The squirrel blows your whole stalk. And your thoughts, and sometimes verbalizations, directed at the little rodent are always uncomplimentary and often profane.
Well, in the big western mountains where huge bull elk thrive, there is a squirrel endowed with a raspy bark whose volume matches the size of the bigger game animals. It is as if the Creator, in the interest of equality and mindful of our gray squirrels' role of alerting whitetails, created a similar alarmist for mountain elk, expanding the squirrels noise making capability to match the size of mountain game.
We call this mountain squirrel a pine squirrel, though I have never seen one in any tree except fir and spruce. Outdoor writer Robert P. Anderson has a more complete name for this squirrel That Mouthy Little Expletive of a Pine Squirrel.
Complaints and revenge
In Anderson's article in the current issue of "Bugle," the magazine of the Rocky Mountain Elk Foundation, he bemoans the encounters he has had with this pestiferous little loudmouth. It is a journal of quiet moments abruptly interrupted. But happily his article is also a story of revenge. He paid one of the nosy little critters back for all the misdeeds of his brothers. In so doing, the writer got even for all of us who have stalked the mountains and had our daily hunts disrupted by this inconsiderate little beast.
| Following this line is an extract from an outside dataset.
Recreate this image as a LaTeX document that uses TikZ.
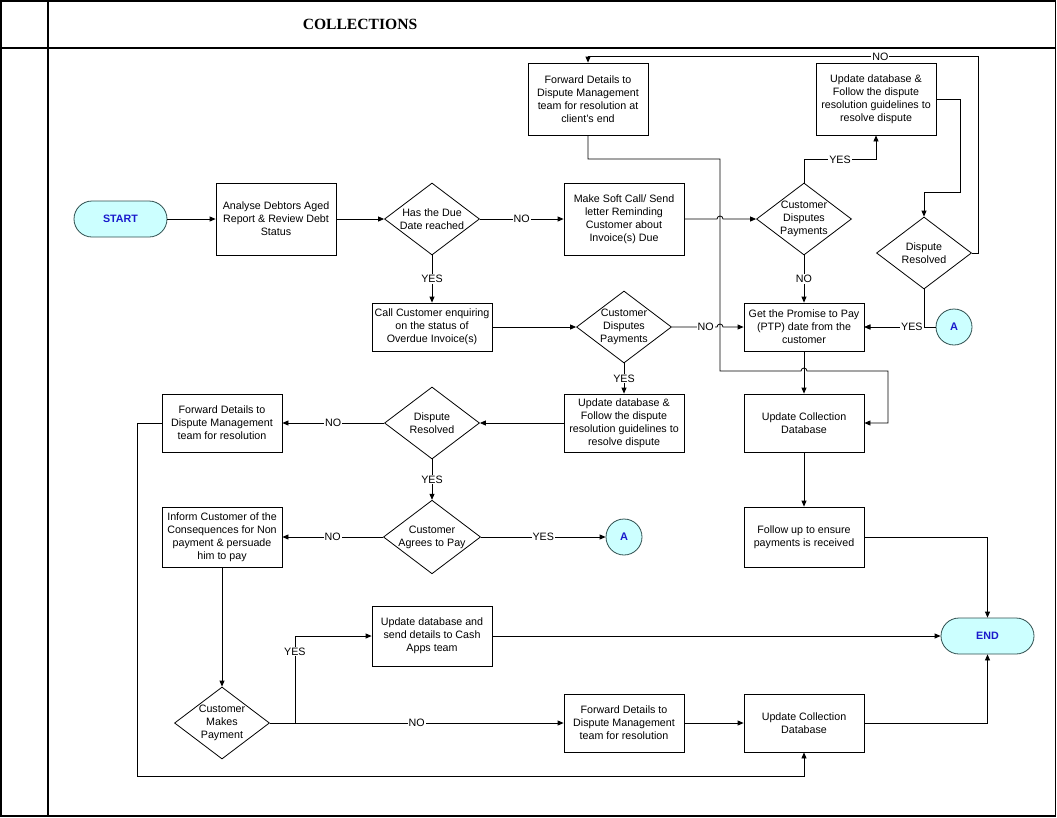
\documentclass[tikz,border=0pt]{standalone}
\usepackage{fontspec}
\setmainfont{Liberation Sans}
\newfontfamily\titlefont{Liberation Serif}
\usetikzlibrary{calc,shapes.geometric,arrows.meta}
\definecolor{termfill}{HTML}{CCFFFF}
\definecolor{termline}{HTML}{2F4F4F}
\definecolor{termtext}{HTML}{1A1ACC}
\tikzset{
	box/.style={draw, minimum width=120pt, align=center, inner sep=2pt},
	dec/.style={draw, diamond, aspect=1.32, minimum width=95pt, minimum height=72pt, inner sep=0pt, align=center},
	term/.style={draw=termline, fill=termfill, rounded corners=18pt, minimum width=93pt, minimum height=36pt, text=termtext, font=\fontsize{10.7}{13}\selectfont\bfseries},
	conn/.style={draw=termline, fill=termfill, circle, minimum size=36pt, inner sep=0pt, text=termtext, font=\fontsize{11}{13}\selectfont\bfseries},
	lbl/.style={fill=white, inner sep=1pt},
	arr/.style={-{Triangle[length=6pt,width=5pt]}}
}

\begin{document}
\begin{tikzpicture}[x=1pt, y=-1pt, line width=0.8pt, font=\fontsize{10.7}{13}\selectfont]
	\useasboundingbox (0,0) rectangle (1057,817);
	\draw[line width=1.2pt] (1,1) rectangle (1055.5,816);
	\draw[line width=1.2pt] (48,1)--(48,816) (1,48)--(1055.5,48);
	\node[font=\titlefont\bfseries\fontsize{15.6}{18}\selectfont] (title) at (360,24) {COLLECTIONS};

	\node[term] (start) at (120.5,219) {START};
	\node[box, minimum height=72pt] (analyse) at (276,219) {Analyse Debtors Aged\\Report \& Review Debt\\Status};
	\node[dec] (due) at (432,219) {Has the Due\\Date reached};
	\node[box, minimum height=72pt] (soft) at (624,219) {Make Soft Call/ Send\\letter Reminding\\Customer about\\Invoice(s) Due};
	\node[dec] (disp1) at (804,219) {Customer\\Disputes\\Payments};
	\node[box, minimum height=72pt] (fwdc) at (588,99) {Forward Details to\\Dispute Management\\team for resolution at\\client's end};
	\node[box, minimum height=72pt] (updr) at (876,99) {Update database \&\\Follow the dispute\\resolution guidelines to\\resolve dispute};
	\node[dec] (resr) at (924,253) {Dispute\\Resolved};
	\node[conn] (aR) at (954,327) {A};
	\node[box, minimum height=48pt] (ptp) at (804,327) {Get the Promise to Pay\\(PTP) date from the\\customer};
	\node[box, minimum height=48pt] (call) at (432,327) {Call Customer enquiring\\on the status of\\Overdue Invoice(s)};
	\node[dec] (disp2) at (624,327) {Customer\\Disputes\\Payments};
	\node[box, minimum height=58pt] (updm) at (624,423) {Update database \&\\Follow the dispute\\resolution guidelines to\\resolve dispute};
	\node[dec] (resm) at (432,423) {Dispute\\Resolved};
	\node[box, minimum height=58pt] (fwdl) at (222,423) {Forward Details to\\Dispute Management\\team for resolution};
	\node[box, minimum height=58pt] (ucd) at (804,423) {Update Collection\\Database};
	\node[box, minimum height=60pt] (follow) at (804,537) {Follow up to ensure\\payments is received};
	\node[dec] (agree) at (432,537) {Customer\\Agrees to Pay};
	\node[conn] (aL) at (624,537) {A};
	\node[box, minimum height=60pt] (inform) at (222,537) {Inform Customer of the\\Consequences for Non\\payment \& persuade\\him to pay};
	\node[term] (finish) at (987.5,636) {END};
	\node[box, minimum height=60pt] (cash) at (432,636) {Update database and\\send details to Cash\\Apps team};
	\node[dec] (makes) at (222,723) {Customer\\Makes\\Payment};
	\node[box, minimum height=58pt] (fwdb) at (624,723) {Forward Details to\\Dispute Management\\team for resolution};
	\node[box, minimum height=58pt] (ucdb) at (804,723) {Update Collection\\Database};

	\coordinate (cx) at (720,159);
	\coordinate (cy) at (888,371);

	\draw[arr] (start) -- (analyse);
	\draw[arr] (analyse) -- (due);
	\draw[arr] (due) -- node[lbl]{NO} (soft);
	\draw[arr] (due) -- node[lbl]{YES} (call);
	\draw[arr] (soft) -- ($(soft.east -| cx)+(-3,0)$) arc[start angle=180, end angle=0, radius=3pt] -- (disp1);
	\draw[arr] (disp1.north) |- node[lbl, pos=.75]{YES} ($(updr.south)+(0,24)$) -- (updr.south);
	\draw[arr] (disp1) -- node[lbl]{NO} (ptp);
	\draw[arr] (updr.east) -- ++(24,0) |- ($(resr.north)+(0,-24)$) -- (resr.north);
	\draw[arr] (resr.east) -- ++(6,0) |- node[lbl, pos=.625]{NO} ($(fwdc.north)+(0,-6)$) -- (fwdc.north);
	\draw[arr] (aR) -- (ptp);
	\draw[arr] (resr.south) |- node[lbl, pos=.5, left]{YES} (ptp.east);
	\draw[arr] (call) -- (disp2);
	\draw[arr] (disp2) -- node[lbl, pos=.75]{NO} ($(disp2.east -| cx)+(-3,0)$) arc[start angle=180, end angle=0, radius=3pt] -- (ptp);
	\draw[arr] (disp2) -- node[lbl]{YES} (updm);
	\draw[arr] (fwdc.south) |- (cx) |- ($(ptp.south |- cy)+(-3,0)$) arc[start angle=180, end angle=0, radius=3pt] -- (cy) |- (ucd.east);
	\draw[arr] (ptp) -- (ucd);
	\draw[arr] (updm) -- (resm);
	\draw[arr] (resm) -- node[lbl]{NO} (fwdl);
	\draw[arr] (resm) -- node[lbl]{YES} (agree);
	\draw[arr] (agree) -- node[lbl]{NO} (inform);
	\draw[arr] (agree) -- node[lbl]{YES} (aL);
	\draw[arr] (inform) -- (makes);
	\draw[arr] (makes.east) -- ++(25,0) |- node[lbl, pos=.41]{YES} (cash);
	\draw[arr] (makes) -- node[lbl]{NO} (fwdb);
	\draw[arr] (cash) -- (finish);
	\draw[arr] (fwdb) -- (ucdb);
	\draw[arr] (ucdb) -| (finish);
	\draw[arr] (ucd) -- (follow);
	\draw[arr] (follow) -| (finish);
	\draw[arr] (fwdl.west) -- ++(-24,0) |- ($(ucdb.south)+(0,24)$) -- (ucdb.south);
\end{tikzpicture}
\end{document}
Here is how one little pine squirrel got his comeuppance. Anderson found a slender saddle between an elk bedding ground amid thick firs and a patch of mountain mahogany, a favorite browse plant. A natural crossing lay on the ridge top where the writer sneaked in at daylight and took a stand, sitting snugly against a tree. His approach was silenced by four inches of fresh, light snow.
Pine squirrels always find you, no matter your concealment, and begin their deafening barking, a raspy whistle that grates on your nerves after their initial blast scares the starch out of you. But no squirrel had arrived for a full five minutes and it began to snow those big goose-feather snowflakes. The snow intensified until Anderson said, "I couldn't have seen a bull elephant at fifty feet."
He snuggled up tight against the tree trunk, well hidden within its low-lying branches. He would enjoy the scene and wait out the storm.
Suddenly he caught movement straight ahead and spotted a pine squirrel headed his way on the ground. The squirrel would almost bury itself in the fresh snow with each leap that brought it toward the tree under which Anderson had taken a stand with his legs parted, knees slightly bent and his rifle across his lap.
Repayment plan
On came the squirrel, its eyes blurred by the falling snow. Anderson formulated a plan. "It was like a slowed-down hunting video, only instead of a bull elk coming closer it was a leering, tail-jerking, sputtery-mouthed pine squirrel." The hunter's plan became clear to him. Although he realized a bull elk might be approaching, nothing else in the world mattered but carrying out his plan.
According to the writer, the squirrel's first moves after the scream resembled those of a breakdancer. "I don't know where that squirrel went after getting its bearings. I sincerely hope it was scared into impotency," he writes.
Likewise for me and for the thousands of mountain hunters who have suffered the transgressions of that "Mouthy Little Expletive of a Pine Squirrel."